This post was written by Ollie Smith, Director of Strategy and Innovation at Guy’s and St Thomas’ Charity and a member of the Creating Health Collaborative. It was first published on the Charity’s website on December 18th, 2015.
This month the Charity was privileged to host the first UK-based meeting inspired by the Creating Health Collaborative, a community of entrepreneurs and intrapreneurs working individually to understand and create health beyond the lens of healthcare. The meeting brought together creative people and organisations that see health as more than just avoiding illness, for a chance to share and critique each other’s work, learn together and, collectively, grow this alternative approach to health.
I have written previously about the importance of focusing on what matters to individuals rather than institutions. Drawing on public insight work funded by the Charity, we know that people living in Lambeth and Southwark see health as more than just avoiding illness. They have a broad view of health which includes a desire to live a fulfilling life, one that is financially secure with nourishing relationships.
Following our exploratory work, we are now exploring whether enabling individuals and communities to improve their wellbeing could have a radical impact on people’s health. We want to know what has worked well as well as what are the pitfalls to avoid, so we’ve asked Pritpal S Tamber to lead a review of available evidence. Pritpal is the founder of the Creating Health Collaborative and so, as part of the review, he suggested that the Charity host a meeting under the banner of the Collaborative.
Facing the challenges
In half a day we could only scratch the surface of how to support true community-defined health. It was clear that everyone* saw a huge opportunity to improve lives, but important challenges began to emerge.

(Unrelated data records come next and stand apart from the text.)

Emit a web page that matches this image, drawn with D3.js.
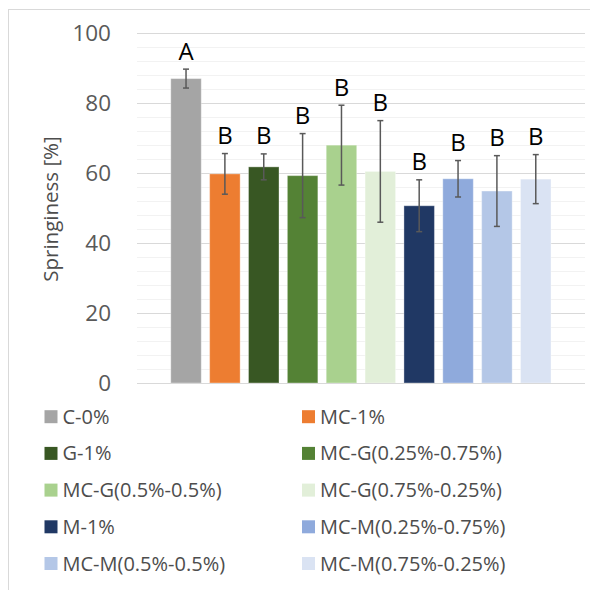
<!DOCTYPE html>
<html><head><meta charset="utf-8">
<script src="https://cdn.jsdelivr.net/npm/d3@7"></script>
<style>html,body{margin:0;padding:0;background:#fff;}svg{display:block;}</style>
</head><body>
<svg id="chart" width="590" height="590"></svg>
<script>
const categories = ["C-0%","MC-1%","G-1%","MC-G(0.25%-0.75%)","MC-G(0.5%-0.5%)","MC-G(0.75%-0.25%)","M-1%","MC-M(0.25%-0.75%)","MC-M(0.5%-0.5%)","MC-M(0.75%-0.25%)"];
const values = [86.9, 59.7, 61.7, 59.2, 67.9, 60.4, 50.6, 58.3, 54.8, 58.2];
const errors = [2.7, 5.8, 3.7, 12.0, 11.4, 14.5, 7.4, 5.2, 10.1, 7.0];
const letters = ["A","B","B","B","B","B","B","B","B","B"];
const colors = ["#a5a5a5","#ed7d31","#385723","#548235","#a9d18e","#e2efd9","#203864","#8faadc","#b4c7e7","#dae3f3"];
const yTicks = [0,20,40,60,80,100];
const yTitle = "Springiness [%]";

const svg = d3.select("#chart");
const font = "'Open Sans', 'DejaVu Sans', sans-serif";

// chart border (extends past the visible area on the right / bottom)
svg.append("rect").attr("x",8.5).attr("y",9.5).attr("width",600).attr("height",600)
  .attr("fill","none").attr("stroke","#d9d9d9").attr("stroke-width",1);

const y = d3.scaleLinear().domain([0,100]).range([383,32.7]);
const x = d3.scaleBand().domain(categories).range([166.6,555.2]).paddingInner(0.215).paddingOuter(0.1075);
const plotLeft = 137, plotRight = 585;

// minor gridlines
const minor = d3.range(0,101,4).filter(v => v % 20 !== 0);
svg.append("g").selectAll("line").data(minor).join("line")
  .attr("x1",plotLeft).attr("x2",plotRight)
  .attr("y1",d=>Math.round(y(d))+0.5).attr("y2",d=>Math.round(y(d))+0.5)
  .attr("stroke","#f2f2f2").attr("stroke-width",1);
// major gridlines
svg.append("g").selectAll("line").data(yTicks).join("line")
  .attr("x1",plotLeft).attr("x2",plotRight)
  .attr("y1",d=>Math.round(y(d))+0.5).attr("y2",d=>Math.round(y(d))+0.5)
  .attr("stroke","#d9d9d9").attr("stroke-width",1);

// y axis tick labels
const yAxis = d3.axisLeft(y).tickValues(yTicks).tickSize(0).tickPadding(0);
const gy = svg.append("g").attr("transform","translate(111,0)").call(yAxis);
gy.select(".domain").remove();
gy.selectAll("text").attr("font-family",font).attr("font-size",22.5).attr("fill","#595959").attr("dy","0.35em");

// y title
svg.append("text").attr("transform","translate(58,209) rotate(-90)")
  .attr("text-anchor","middle").attr("font-family",font).attr("font-size",20.5).attr("fill","#4d4d4d")
  .text(yTitle);

// bars
svg.append("g").selectAll("rect").data(categories).join("rect")
  .attr("x",d=>x(d)).attr("width",x.bandwidth())
  .attr("y",(d,i)=>y(values[i])).attr("height",(d,i)=>y(0)-y(values[i]))
  .attr("fill",(d,i)=>colors[i]).attr("stroke","#ffffff").attr("stroke-opacity",0.35).attr("stroke-width",1);

// axis baseline
svg.append("line").attr("x1",plotLeft).attr("x2",plotRight).attr("y1",Math.round(y(0))+0.5).attr("y2",Math.round(y(0))+0.5)
  .attr("stroke","#d9d9d9").attr("stroke-width",1);

// error bars
const eg = svg.append("g").attr("stroke","#595959").attr("stroke-width",1.5);
categories.forEach((c,i)=>{
  const cx = x(c)+x.bandwidth()/2;
  const t = y(values[i]+errors[i]), b = y(values[i]-errors[i]);
  eg.append("line").attr("x1",cx).attr("x2",cx).attr("y1",t).attr("y2",b);
  eg.append("line").attr("x1",cx-3).attr("x2",cx+3).attr("y1",t).attr("y2",t);
  eg.append("line").attr("x1",cx-3).attr("x2",cx+3).attr("y1",b).attr("y2",b);
});

// letters
svg.append("g").selectAll("text").data(categories).join("text")
  .attr("x",d=>x(d)+x.bandwidth()/2)
  .attr("y",(d,i)=>y(values[i]+errors[i])-9.5)
  .attr("text-anchor","middle").attr("font-family",font).attr("font-size",24).attr("fill","#000")
  .text((d,i)=>letters[i]);

// legend
const lg = svg.append("g");
categories.forEach((c,i)=>{
  const col = i%2, row = Math.floor(i/2);
  const lx = col===0 ? 44.5 : 302;
  const ly = 416.7 + row*36.7;
  lg.append("rect").attr("x",lx).attr("y",ly-6.5).attr("width",13).attr("height",13).attr("fill",colors[i]);
  lg.append("text").attr("x",lx+18).attr("y",ly).attr("dy","0.35em")
    .attr("font-family",font).attr("font-size",20).attr("fill","#4d4d4d").text(c);
});
</script>
</body></html>
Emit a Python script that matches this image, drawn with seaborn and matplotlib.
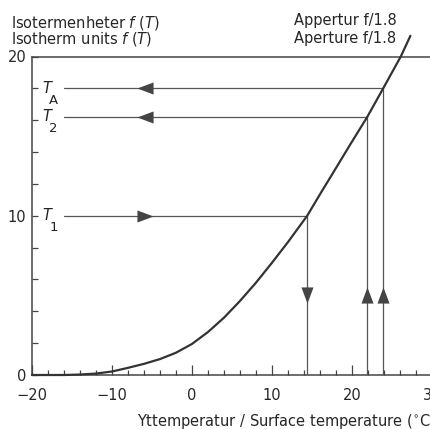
import numpy as np
import pandas as pd
import matplotlib
matplotlib.use("Agg")
import matplotlib.pyplot as plt
from matplotlib.path import Path
from matplotlib.ticker import MultipleLocator
import seaborn as sns

# ---- data ----
surface_temp = [-20, -16, -14, -12, -10, -8, -6, -4, -2, 0, 2, 4, 6, 8, 10, 12,
                14.4, 16, 17.7, 19.75, 21.9, 23.9, 26.1, 27.3]
isotherm_units = [0.0, 0.0, 0.03, 0.09, 0.22, 0.45, 0.7, 1.0, 1.4, 1.95, 2.7, 3.6,
                  4.65, 5.8, 7.05, 8.35, 10.0, 11.35, 12.75, 14.45, 16.2, 18.0, 20.0, 21.3]

level_names = ["1", "2", "A"]
level_temps = [14.4, 21.9, 23.9]
level_values = [10.0, 16.2, 18.0]

x_ticks = [-20, -10, 0, 10, 20, 30]
y_ticks = [0, 10, 20]

header_left = ["Isotermenheter $f$ ($T$)", "Isotherm units $f$ ($T$)"]
header_right = ["Appertur f/1.8", "Aperture f/1.8"]
x_label = "Yttemperatur / Surface temperature ($^{\\circ}$C)"

# ---- styling ----
sns.set_style("ticks")
plt.rcParams["font.family"] = ["DejaVu Sans"]
plt.rcParams["mathtext.fontset"] = "dejavusans"
FS = 10.5
CURVE = "#333333"
GUIDE = "#555555"
AXC = "#444444"

fig = plt.figure(figsize=(4.31, 4.29), dpi=100)
ax = fig.add_axes([32 / 431, 54 / 429, 400 / 431, 318.5 / 429])

# curve
curve_df = pd.DataFrame({"t": surface_temp, "f": isotherm_units})
sns.lineplot(data=curve_df, x="t", y="f", ax=ax, color=CURVE, lw=1.6,
             sort=False, estimator=None, clip_on=False, zorder=4)

# guide lines: horizontal from left to curve, vertical from curve to axis
x_start = -16.0
rows = []
for name, t, v in zip(level_names, level_temps, level_values):
    rows += [{"g": "h" + name, "x": x_start, "y": v}, {"g": "h" + name, "x": t, "y": v}]
    rows += [{"g": "v" + name, "x": t, "y": 0.0}, {"g": "v" + name, "x": t, "y": v}]
guide_df = pd.DataFrame(rows)
sns.lineplot(data=guide_df, x="x", y="y", units="g", estimator=None, sort=False,
             ax=ax, color=GUIDE, lw=0.9, zorder=3)

# arrow heads
def tri(direction):
    base = np.array([[1.0, 0.0], [-1.0, 0.75], [-1.0, -0.75], [1.0, 0.0]])
    ang = {"right": 0, "up": 90, "left": 180, "down": 270}[direction]
    a = np.deg2rad(ang)
    rot = np.array([[np.cos(a), -np.sin(a)], [np.sin(a), np.cos(a)]])
    v = base @ rot.T
    return Path(v, [Path.MOVETO, Path.LINETO, Path.LINETO, Path.CLOSEPOLY])

arrow_x = -5.9
arrow_y = 5.05
for name, t, v in zip(level_names, level_temps, level_values):
    if name == "1":
        hdir, vdir = "right", "down"
    else:
        hdir, vdir = "left", "up"
    sns.scatterplot(x=[arrow_x], y=[v], marker=tri(hdir), s=135, color=AXC,
                    linewidth=0, ax=ax, zorder=5)
    sns.scatterplot(x=[t], y=[arrow_y], marker=tri(vdir), s=135, color=AXC,
                    linewidth=0, ax=ax, zorder=5)

# level labels T_1, T_2, T_A
for name, v in zip(level_names, level_values):
    ax.annotate("$T$", xy=(-20, v), xytext=(7.0, -3.0), textcoords="offset points",
                ha="left", va="baseline", fontsize=FS, color="#222222")
    ax.annotate(name, xy=(-20, v), xytext=(12.5, -11.0), textcoords="offset points",
                ha="left", va="baseline", fontsize=FS - 1, color="#222222")

# axes
ax.set_xlim(-20, 30)
ax.set_ylim(0, 20)
ax.set_xticks(x_ticks)
ax.set_yticks(y_ticks)
ax.set_xticklabels([("\u2212" + str(-v)) if v < 0 else str(v) for v in x_ticks])
ax.set_yticklabels([str(v) for v in y_ticks])
ax.xaxis.set_minor_locator(MultipleLocator(2))
ax.yaxis.set_minor_locator(MultipleLocator(2))
ax.tick_params(axis="x", which="major", direction="in", length=7, width=0.9,
               color=AXC, labelsize=FS, pad=9, top=False)
ax.tick_params(axis="x", which="minor", direction="in", length=3.5, width=0.9,
               color=AXC, top=False)
ax.tick_params(axis="y", which="major", direction="in", length=4, width=0.9,
               color=AXC, labelsize=FS, pad=4, right=False)
ax.tick_params(axis="y", which="minor", direction="in", length=4, width=0.9,
               color=AXC, right=False)
ax.set_xlabel("")
ax.set_ylabel("")
for side in ["left", "bottom", "top"]:
    ax.spines[side].set_visible(True)
    ax.spines[side].set_color(AXC)
    ax.spines[side].set_linewidth(1.1)
ax.spines["right"].set_visible(False)

# header and x label
fig.text(11 / 431, 1 - 27 / 429, header_left[0], ha="left", va="baseline", fontsize=FS)
fig.text(11 / 431, 1 - 44 / 429, header_left[1], ha="left", va="baseline", fontsize=FS)
fig.text(294 / 431, 1 - 25 / 429, header_right[0], ha="left", va="baseline", fontsize=FS)
fig.text(294 / 431, 1 - 43 / 429, header_right[1], ha="left", va="baseline", fontsize=FS)
fig.text(137 / 431, 3 / 429, x_label, ha="left", va="baseline", fontsize=FS)

fig.savefig("out.png", dpi=100)
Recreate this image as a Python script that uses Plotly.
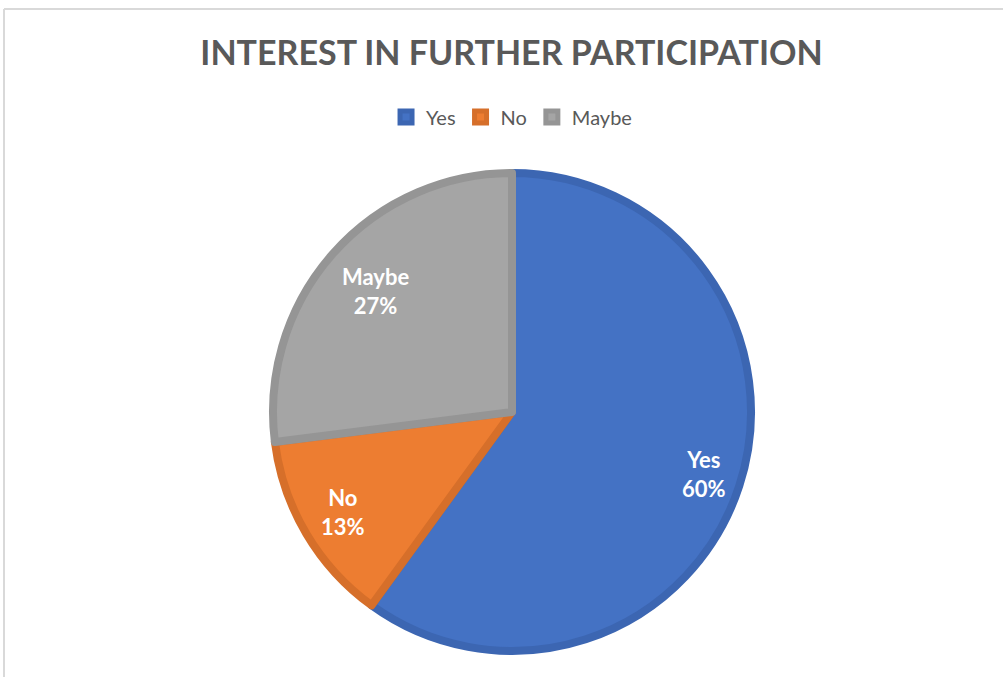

One was the issue of language. This is an area of work that is fraught with confusion over terminology – some people talk about “health”, others “wellbeing” or “life satisfaction”. This inhibits discussion on what the real value of community-defined approaches is. There was a sense in the room that everyone instinctively understands that this work has value, but that there is often a struggle to make it resonate with statutory and other funders. Indeed, CCGs and other commissioners often have metrics and targets which seem at odds with those things that are most important to communities.
This links to a second challenge, evaluation. It is difficult to evaluate a concept that is not well articulated. Often we try to apply methods that have been developed for medicine and which assume causal, linear relationships that can be teased out. However, health beyond the framework of medicine is complex and such clear causal relationships do not exist. We need to look for the patterns and correlations that can guide us in understanding what works and how that can be replicated and scaled, but there was no consensus that the right tools yet exist to do this well.
Another big challenge identified was the bottom up revolution versus top down evolution. We had a heartfelt debate on whether it was appropriate to include existing statutory organisations in creating health at a community level. Many felt that including such organisations meant that any community voice, and so prospect of real change, was crowded out; others argued that without introducing them, at the appropriate time, any change would be unsustainable as no ongoing funding would be forthcoming.
Among the challenges there was one area of clear agreement: the importance of going to the community to understand their priorities. This shouldn’t be about expecting people to attend a “consultation” event. Organisations need to get out of their buildings – “there is no substitute for door knocking!” An important reminder of how community-defined efforts to improve health must stay grounded or they will miss the point, and the opportunity.
The rich discussion will feed into our commissioned report on the evidence for community defined approaches to improving health, and will inform the Charity’s thinking on what role we might play in this important agenda. I look forward to sharing more in early 2016.
* The first UK-based meeting involved individuals from Big Local, Bristol Health Partners, Citizens UK, The Company of Community organisers, Connecting Communities, Guy’s and St Thomas’ Charity, The Health Equalities Group, Lankelly Chase, The Living Well Network, NHS England, Pembroke House, The RSA, Well Communities, Well North, Timebanking UK, University of Exeter, and Wandsworth Community Empowerment Network.